■ Information provided
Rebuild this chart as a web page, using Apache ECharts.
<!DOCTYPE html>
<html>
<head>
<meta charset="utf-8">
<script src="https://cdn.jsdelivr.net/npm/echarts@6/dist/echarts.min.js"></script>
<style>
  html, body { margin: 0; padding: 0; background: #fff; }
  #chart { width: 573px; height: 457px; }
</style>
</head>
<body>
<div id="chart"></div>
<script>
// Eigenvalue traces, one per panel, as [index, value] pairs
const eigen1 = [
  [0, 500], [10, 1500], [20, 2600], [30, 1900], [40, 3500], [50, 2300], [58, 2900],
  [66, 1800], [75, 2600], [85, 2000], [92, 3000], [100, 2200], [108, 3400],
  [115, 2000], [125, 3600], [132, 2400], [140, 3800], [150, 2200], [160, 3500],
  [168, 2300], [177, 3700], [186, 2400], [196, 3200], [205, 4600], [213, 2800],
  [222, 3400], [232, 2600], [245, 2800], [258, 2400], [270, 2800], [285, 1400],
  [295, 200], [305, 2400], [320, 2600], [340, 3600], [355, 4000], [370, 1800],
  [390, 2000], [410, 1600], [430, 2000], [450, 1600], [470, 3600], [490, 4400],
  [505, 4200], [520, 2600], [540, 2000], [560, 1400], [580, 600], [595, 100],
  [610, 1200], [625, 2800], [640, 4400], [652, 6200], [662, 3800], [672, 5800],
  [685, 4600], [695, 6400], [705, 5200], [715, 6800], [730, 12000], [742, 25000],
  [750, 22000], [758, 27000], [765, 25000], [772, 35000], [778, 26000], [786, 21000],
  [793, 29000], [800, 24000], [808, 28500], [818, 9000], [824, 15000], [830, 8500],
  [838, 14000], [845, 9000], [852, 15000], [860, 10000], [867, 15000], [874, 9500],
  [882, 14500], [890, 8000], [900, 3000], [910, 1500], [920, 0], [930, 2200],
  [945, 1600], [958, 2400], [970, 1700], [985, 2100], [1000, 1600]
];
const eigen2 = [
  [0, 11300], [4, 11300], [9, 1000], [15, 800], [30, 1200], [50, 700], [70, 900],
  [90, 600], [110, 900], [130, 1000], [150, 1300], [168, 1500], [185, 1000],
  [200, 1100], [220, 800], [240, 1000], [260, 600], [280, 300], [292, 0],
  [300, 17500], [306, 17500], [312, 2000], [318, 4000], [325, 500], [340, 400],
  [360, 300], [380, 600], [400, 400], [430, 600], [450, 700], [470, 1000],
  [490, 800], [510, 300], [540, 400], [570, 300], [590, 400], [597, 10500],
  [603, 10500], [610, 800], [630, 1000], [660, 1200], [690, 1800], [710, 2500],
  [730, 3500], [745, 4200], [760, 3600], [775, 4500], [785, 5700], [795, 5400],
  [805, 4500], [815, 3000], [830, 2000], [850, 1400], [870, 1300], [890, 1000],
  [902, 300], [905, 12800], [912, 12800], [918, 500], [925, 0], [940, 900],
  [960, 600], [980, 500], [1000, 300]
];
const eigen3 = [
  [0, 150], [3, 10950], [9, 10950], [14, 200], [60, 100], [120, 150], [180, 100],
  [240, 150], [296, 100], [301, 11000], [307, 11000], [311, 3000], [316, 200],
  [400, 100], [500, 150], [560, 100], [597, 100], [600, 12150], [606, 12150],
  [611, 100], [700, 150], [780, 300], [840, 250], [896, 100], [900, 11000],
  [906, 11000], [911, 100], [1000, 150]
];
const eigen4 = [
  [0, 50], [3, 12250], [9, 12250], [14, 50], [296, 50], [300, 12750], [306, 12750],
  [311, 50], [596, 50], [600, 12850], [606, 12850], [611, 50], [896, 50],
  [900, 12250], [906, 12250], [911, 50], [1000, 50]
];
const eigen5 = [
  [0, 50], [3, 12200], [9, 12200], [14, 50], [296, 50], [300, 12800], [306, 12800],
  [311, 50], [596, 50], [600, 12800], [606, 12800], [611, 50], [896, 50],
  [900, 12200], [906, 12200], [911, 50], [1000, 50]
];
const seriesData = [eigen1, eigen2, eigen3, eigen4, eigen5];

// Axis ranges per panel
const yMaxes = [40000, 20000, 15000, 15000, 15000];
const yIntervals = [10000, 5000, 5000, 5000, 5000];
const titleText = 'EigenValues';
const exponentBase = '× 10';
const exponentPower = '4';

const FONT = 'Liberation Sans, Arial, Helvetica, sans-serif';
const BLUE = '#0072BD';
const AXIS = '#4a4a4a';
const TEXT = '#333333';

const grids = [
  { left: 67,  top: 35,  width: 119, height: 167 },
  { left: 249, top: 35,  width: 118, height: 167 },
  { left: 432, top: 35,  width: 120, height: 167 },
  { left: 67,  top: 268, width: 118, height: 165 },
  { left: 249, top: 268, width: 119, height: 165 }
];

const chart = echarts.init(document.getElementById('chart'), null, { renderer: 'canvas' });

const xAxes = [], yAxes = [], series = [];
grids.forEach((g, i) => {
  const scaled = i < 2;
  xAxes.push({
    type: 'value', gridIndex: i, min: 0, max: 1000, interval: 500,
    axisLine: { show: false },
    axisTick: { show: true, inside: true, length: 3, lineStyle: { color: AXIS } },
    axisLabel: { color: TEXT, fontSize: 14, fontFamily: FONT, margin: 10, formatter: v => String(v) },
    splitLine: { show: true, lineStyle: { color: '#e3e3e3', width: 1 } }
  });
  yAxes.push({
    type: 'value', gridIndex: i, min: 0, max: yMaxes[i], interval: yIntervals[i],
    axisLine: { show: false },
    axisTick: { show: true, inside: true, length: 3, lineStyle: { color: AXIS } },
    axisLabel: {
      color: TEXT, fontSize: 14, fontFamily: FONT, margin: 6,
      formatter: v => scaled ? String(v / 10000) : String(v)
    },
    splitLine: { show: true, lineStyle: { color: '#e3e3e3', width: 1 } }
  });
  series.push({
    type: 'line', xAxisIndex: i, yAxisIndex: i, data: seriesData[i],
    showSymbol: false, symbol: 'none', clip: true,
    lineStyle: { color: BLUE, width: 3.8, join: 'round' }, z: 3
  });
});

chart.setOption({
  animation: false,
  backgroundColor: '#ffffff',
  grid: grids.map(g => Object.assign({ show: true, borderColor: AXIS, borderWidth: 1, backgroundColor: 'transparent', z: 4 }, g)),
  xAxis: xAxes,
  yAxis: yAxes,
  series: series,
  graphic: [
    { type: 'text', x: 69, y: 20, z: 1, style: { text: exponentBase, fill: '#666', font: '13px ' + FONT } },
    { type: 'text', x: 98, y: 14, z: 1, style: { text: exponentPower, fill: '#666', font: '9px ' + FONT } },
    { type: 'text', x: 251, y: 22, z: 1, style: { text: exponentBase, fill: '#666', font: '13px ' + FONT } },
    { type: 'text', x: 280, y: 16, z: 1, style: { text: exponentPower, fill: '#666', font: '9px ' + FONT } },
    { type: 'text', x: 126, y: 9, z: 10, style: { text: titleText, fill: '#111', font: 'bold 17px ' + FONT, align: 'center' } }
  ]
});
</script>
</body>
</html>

■ What needs to be done
Each line of the listing should be echoed back exactly.

■ Reply
Rebuild this chart as a web page, using Apache ECharts.
<!DOCTYPE html>
<html>
<head>
<meta charset="utf-8">
<script src="https://cdn.jsdelivr.net/npm/echarts@6/dist/echarts.min.js"></script>
<style>
  html, body { margin: 0; padding: 0; background: #fff; }
  #chart { width: 573px; height: 457px; }
</style>
</head>
<body>
<div id="chart"></div>
<script>
// Eigenvalue traces, one per panel, as [index, value] pairs
const eigen1 = [
  [0, 500], [10, 1500], [20, 2600], [30, 1900], [40, 3500], [50, 2300], [58, 2900],
  [66, 1800], [75, 2600], [85, 2000], [92, 3000], [100, 2200], [108, 3400],
  [115, 2000], [125, 3600], [132, 2400], [140, 3800], [150, 2200], [160, 3500],
  [168, 2300], [177, 3700], [186, 2400], [196, 3200], [205, 4600], [213, 2800],
  [222, 3400], [232, 2600], [245, 2800], [258, 2400], [270, 2800], [285, 1400],
  [295, 200], [305, 2400], [320, 2600], [340, 3600], [355, 4000], [370, 1800],
  [390, 2000], [410, 1600], [430, 2000], [450, 1600], [470, 3600], [490, 4400],
  [505, 4200], [520, 2600], [540, 2000], [560, 1400], [580, 600], [595, 100],
  [610, 1200], [625, 2800], [640, 4400], [652, 6200], [662, 3800], [672, 5800],
  [685, 4600], [695, 6400], [705, 5200], [715, 6800], [730, 12000], [742, 25000],
  [750, 22000], [758, 27000], [765, 25000], [772, 35000], [778, 26000], [786, 21000],
  [793, 29000], [800, 24000], [808, 28500], [818, 9000], [824, 15000], [830, 8500],
  [838, 14000], [845, 9000], [852, 15000], [860, 10000], [867, 15000], [874, 9500],
  [882, 14500], [890, 8000], [900, 3000], [910, 1500], [920, 0], [930, 2200],
  [945, 1600], [958, 2400], [970, 1700], [985, 2100], [1000, 1600]
];
const eigen2 = [
  [0, 11300], [4, 11300], [9, 1000], [15, 800], [30, 1200], [50, 700], [70, 900],
  [90, 600], [110, 900], [130, 1000], [150, 1300], [168, 1500], [185, 1000],
  [200, 1100], [220, 800], [240, 1000], [260, 600], [280, 300], [292, 0],
  [300, 17500], [306, 17500], [312, 2000], [318, 4000], [325, 500], [340, 400],
  [360, 300], [380, 600], [400, 400], [430, 600], [450, 700], [470, 1000],
  [490, 800], [510, 300], [540, 400], [570, 300], [590, 400], [597, 10500],
  [603, 10500], [610, 800], [630, 1000], [660, 1200], [690, 1800], [710, 2500],
  [730, 3500], [745, 4200], [760, 3600], [775, 4500], [785, 5700], [795, 5400],
  [805, 4500], [815, 3000], [830, 2000], [850, 1400], [870, 1300], [890, 1000],
  [902, 300], [905, 12800], [912, 12800], [918, 500], [925, 0], [940, 900],
  [960, 600], [980, 500], [1000, 300]
];
const eigen3 = [
  [0, 150], [3, 10950], [9, 10950], [14, 200], [60, 100], [120, 150], [180, 100],
  [240, 150], [296, 100], [301, 11000], [307, 11000], [311, 3000], [316, 200],
  [400, 100], [500, 150], [560, 100], [597, 100], [600, 12150], [606, 12150],
  [611, 100], [700, 150], [780, 300], [840, 250], [896, 100], [900, 11000],
  [906, 11000], [911, 100], [1000, 150]
];
const eigen4 = [
  [0, 50], [3, 12250], [9, 12250], [14, 50], [296, 50], [300, 12750], [306, 12750],
  [311, 50], [596, 50], [600, 12850], [606, 12850], [611, 50], [896, 50],
  [900, 12250], [906, 12250], [911, 50], [1000, 50]
];
const eigen5 = [
  [0, 50], [3, 12200], [9, 12200], [14, 50], [296, 50], [300, 12800], [306, 12800],
  [311, 50], [596, 50], [600, 12800], [606, 12800], [611, 50], [896, 50],
  [900, 12200], [906, 12200], [911, 50], [1000, 50]
];
const seriesData = [eigen1, eigen2, eigen3, eigen4, eigen5];

// Axis ranges per panel
const yMaxes = [40000, 20000, 15000, 15000, 15000];
const yIntervals = [10000, 5000, 5000, 5000, 5000];
const titleText = 'EigenValues';
const exponentBase = '× 10';
const exponentPower = '4';

const FONT = 'Liberation Sans, Arial, Helvetica, sans-serif';
const BLUE = '#0072BD';
const AXIS = '#4a4a4a';
const TEXT = '#333333';

const grids = [
  { left: 67,  top: 35,  width: 119, height: 167 },
  { left: 249, top: 35,  width: 118, height: 167 },
  { left: 432, top: 35,  width: 120, height: 167 },
  { left: 67,  top: 268, width: 118, height: 165 },
  { left: 249, top: 268, width: 119, height: 165 }
];

const chart = echarts.init(document.getElementById('chart'), null, { renderer: 'canvas' });

const xAxes = [], yAxes = [], series = [];
grids.forEach((g, i) => {
  const scaled = i < 2;
  xAxes.push({
    type: 'value', gridIndex: i, min: 0, max: 1000, interval: 500,
    axisLine: { show: false },
    axisTick: { show: true, inside: true, length: 3, lineStyle: { color: AXIS } },
    axisLabel: { color: TEXT, fontSize: 14, fontFamily: FONT, margin: 10, formatter: v => String(v) },
    splitLine: { show: true, lineStyle: { color: '#e3e3e3', width: 1 } }
  });
  yAxes.push({
    type: 'value', gridIndex: i, min: 0, max: yMaxes[i], interval: yIntervals[i],
    axisLine: { show: false },
    axisTick: { show: true, inside: true, length: 3, lineStyle: { color: AXIS } },
    axisLabel: {
      color: TEXT, fontSize: 14, fontFamily: FONT, margin: 6,
      formatter: v => scaled ? String(v / 10000) : String(v)
    },
    splitLine: { show: true, lineStyle: { color: '#e3e3e3', width: 1 } }
  });
  series.push({
    type: 'line', xAxisIndex: i, yAxisIndex: i, data: seriesData[i],
    showSymbol: false, symbol: 'none', clip: true,
    lineStyle: { color: BLUE, width: 3.8, join: 'round' }, z: 3
  });
});

chart.setOption({
  animation: false,
  backgroundColor: '#ffffff',
  grid: grids.map(g => Object.assign({ show: true, borderColor: AXIS, borderWidth: 1, backgroundColor: 'transparent', z: 4 }, g)),
  xAxis: xAxes,
  yAxis: yAxes,
  series: series,
  graphic: [
    { type: 'text', x: 69, y: 20, z: 1, style: { text: exponentBase, fill: '#666', font: '13px ' + FONT } },
    { type: 'text', x: 98, y: 14, z: 1, style: { text: exponentPower, fill: '#666', font: '9px ' + FONT } },
    { type: 'text', x: 251, y: 22, z: 1, style: { text: exponentBase, fill: '#666', font: '13px ' + FONT } },
    { type: 'text', x: 280, y: 16, z: 1, style: { text: exponentPower, fill: '#666', font: '9px ' + FONT } },
    { type: 'text', x: 126, y: 9, z: 10, style: { text: titleText, fill: '#111', font: 'bold 17px ' + FONT, align: 'center' } }
  ]
});
</script>
</body>
</html>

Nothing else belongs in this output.